With maternity leave seen as a major contributor to the pay gap, the World Economic Forum has said that a ‘more equitable division of parental leave could be the solution’, adding that ‘unless legislative changes are accompanied by cultural ones, progress will be limited’.

Daniel Ornstein, partner at Proskauer and a member of the IBA Employment and Industrial Relations Law Committee, agrees. ‘It may be that the playing field will be levelled as more men exercise their right to take extended periods of absence through shared parental leave while more employers consider exercising such rights is the norm,’ he says.

In addition, the Fawcett Society has called for legislation to enable ‘a time-limited use of quotas across public bodies and the boards of large corporate organisations’ and for all roles to be advertised on a flexible working basis, unless there’s a business reason for them not to be.

The introduction of similar quotas in Norway increased the percentage of female directors from 6.8 per cent to 40 per cent over a period of seven years, while Iceland recently strengthened existing legislation by requiring companies with over 25 employees to certify equal pay for equal work regardless of gender, ethnicity or sexuality.

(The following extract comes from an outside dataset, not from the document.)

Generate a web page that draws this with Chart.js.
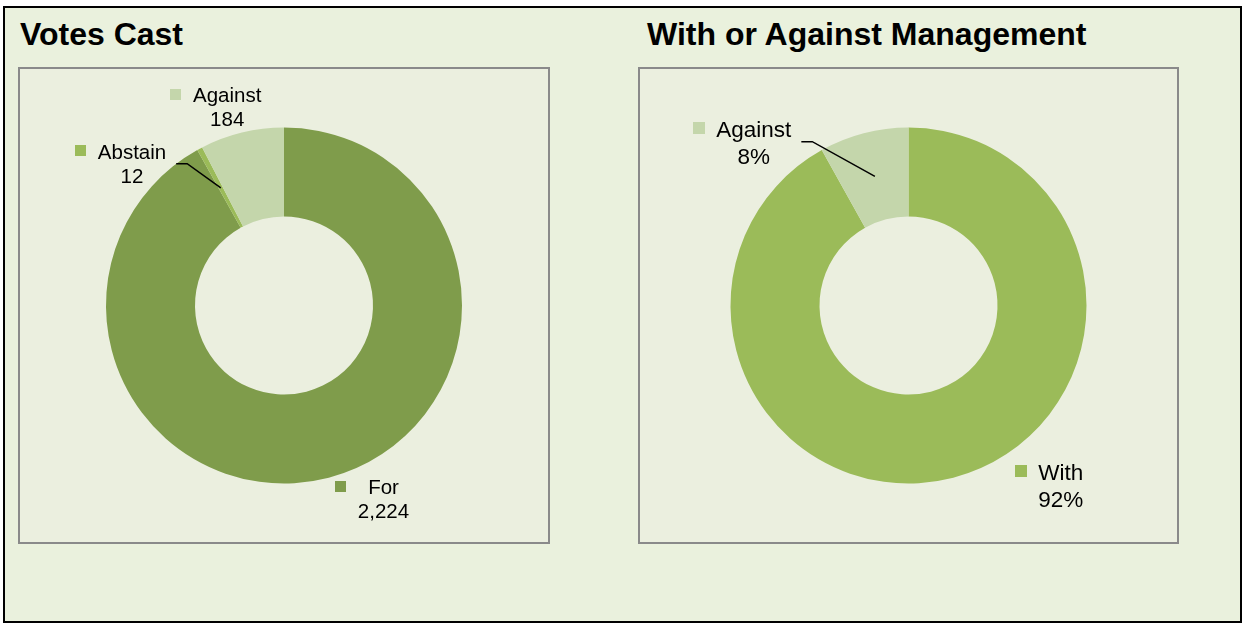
<!DOCTYPE html>
<html><head><meta charset="utf-8">
<script src="https://cdn.jsdelivr.net/npm/chart.js@4.4.1/dist/chart.umd.min.js"></script>
<style>
html,body{margin:0;padding:0;background:#fff;width:1243px;height:624px;overflow:hidden;}
#frame{position:absolute;left:3px;top:6px;width:1239px;height:617px;box-sizing:border-box;border:2px solid #000;background:#EAF1DD;}
.title{position:absolute;font:bold 32px "Liberation Sans",Arial,sans-serif;line-height:32px;color:#000;white-space:nowrap;}
.box{position:absolute;box-sizing:border-box;border:2px solid #8a8a8a;background:#EBEFDF;}
.box canvas{display:block;}
</style></head>
<body>
<div id="frame"></div>
<div class="title" id="t1" style="left:20px;top:18px"></div>
<div class="title" id="t2" style="left:647px;top:18px"></div>
<div class="box" style="left:18px;top:67px;width:532px;height:477px"><canvas id="c1" width="528" height="473"></canvas></div>
<div class="box" style="left:638px;top:67px;width:541px;height:477px"><canvas id="c2" width="537" height="473"></canvas></div>
<script>
// ---- data ----
const votesTitle = 'Votes Cast';
const votesCategories = ['For', 'Abstain', 'Against'];
const votesValues = [2224, 12, 184];
const mgmtTitle = 'With or Against Management';
const mgmtCategories = ['With', 'Against'];
const mgmtValues = [2224, 196];

// ---- styles ----
const votesColors = ['#7F9C4B', '#9BBB59', '#C4D6AB'];
const mgmtColors = ['#9BBB59', '#C4D6AB'];
// label placement: text-centre x, first baseline y, relative to the doughnut centre
const votesLabelPos = [[99.5, 188.5], [-152, -146.8], [-56.8, -203.5]];
const votesLeaders = [false, true, false];
const mgmtLabelPos = [[152.3, 174.5], [-154.7, -168.8]];
const mgmtLeaders = [false, true];

document.getElementById('t1').textContent = votesTitle;
document.getElementById('t2').textContent = mgmtTitle;

function makeLabelPlugin(cfg) {
  return {
    id: 'sliceLabels',
    afterDraw(chart) {
      const ctx = chart.ctx;
      const meta = chart.getDatasetMeta(0);
      const ds = chart.data.datasets[0];
      const total = ds.data.reduce((a, b) => a + b, 0);
      ctx.save();
      ctx.font = cfg.fontSize + 'px "Liberation Sans", Arial, sans-serif';
      meta.data.forEach((arc, i) => {
        const x = arc.x, y = arc.y;
        const v = ds.data[i];
        const second = cfg.percent ? Math.round(v / total * 100) + '%' : v.toLocaleString('en-US');
        const lines = [chart.data.labels[i], second];
        const cx = x + cfg.positions[i][0];
        const by = y + cfg.positions[i][1];
        const w = Math.max(...lines.map(l => ctx.measureText(l).width));
        const left = cx - w / 2;
        ctx.fillStyle = ds.backgroundColor[i];
        ctx.fillRect(Math.round(left - cfg.keyGap - cfg.keySize), Math.round(by - cfg.keyRise - cfg.keySize / 2), cfg.keySize, cfg.keySize);
        ctx.fillStyle = '#000';
        ctx.textAlign = 'center';
        ctx.textBaseline = 'alphabetic';
        lines.forEach((l, k) => ctx.fillText(l, cx, by + k * cfg.lineGap));
        if (cfg.leaders[i]) {
          const mid = (arc.startAngle + arc.endAngle) / 2;
          const r = (arc.innerRadius + arc.outerRadius) / 2;
          const sx = left + w + 10, sy = by + 5;
          ctx.beginPath();
          ctx.moveTo(sx, sy);
          ctx.lineTo(sx + 11, sy);
          ctx.lineTo(x + Math.cos(mid) * r, y + Math.sin(mid) * r);
          ctx.strokeStyle = '#000';
          ctx.lineWidth = 1.5;
          ctx.stroke();
        }
      });
      ctx.restore();
    }
  };
}

function makeDoughnut(id, labels, values, colors, pluginCfg) {
  return new Chart(document.getElementById(id), {
    type: 'doughnut',
    data: { labels: labels, datasets: [{ data: values, backgroundColor: colors, borderWidth: 0, hoverOffset: 0 }] },
    options: {
      responsive: false, animation: false, events: [],
      radius: 178, cutout: '50%',
      plugins: { legend: { display: false }, tooltip: { enabled: false } }
    },
    plugins: [makeLabelPlugin(pluginCfg)]
  });
}

makeDoughnut('c1', votesCategories, votesValues, votesColors,
  { positions: votesLabelPos, leaders: votesLeaders, percent: false, fontSize: 20.5, lineGap: 24, keySize: 11, keyGap: 12, keyRise: 8 });
makeDoughnut('c2', mgmtCategories, mgmtValues, mgmtColors,
  { positions: mgmtLabelPos, leaders: mgmtLeaders, percent: true, fontSize: 22.5, lineGap: 27, keySize: 12, keyGap: 11, keyRise: 9 });
</script>
</body></html>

Some UK companies are implementing their own measures, including more exacting gender and diversity targets. Linklaters, for instance, says it is reviewing key leadership roles, investing in training for all colleagues around unconscious bias, and running courses to support the career progression of Associates – both male and female. To close the seniority gap, the firm says it ‘is working towards a target of 30 per cent female partners’.

Andrew Bazeley, Fawcett Society Policy and Insight Manager, said: ‘From making flexible working the default to changing how they recruit and promote, there’s a lot organisations can do to fairly promote women and close their gender pay gap. The important thing is they understand what their data is telling them, talk to their women employees, and put in place a funded action plan.’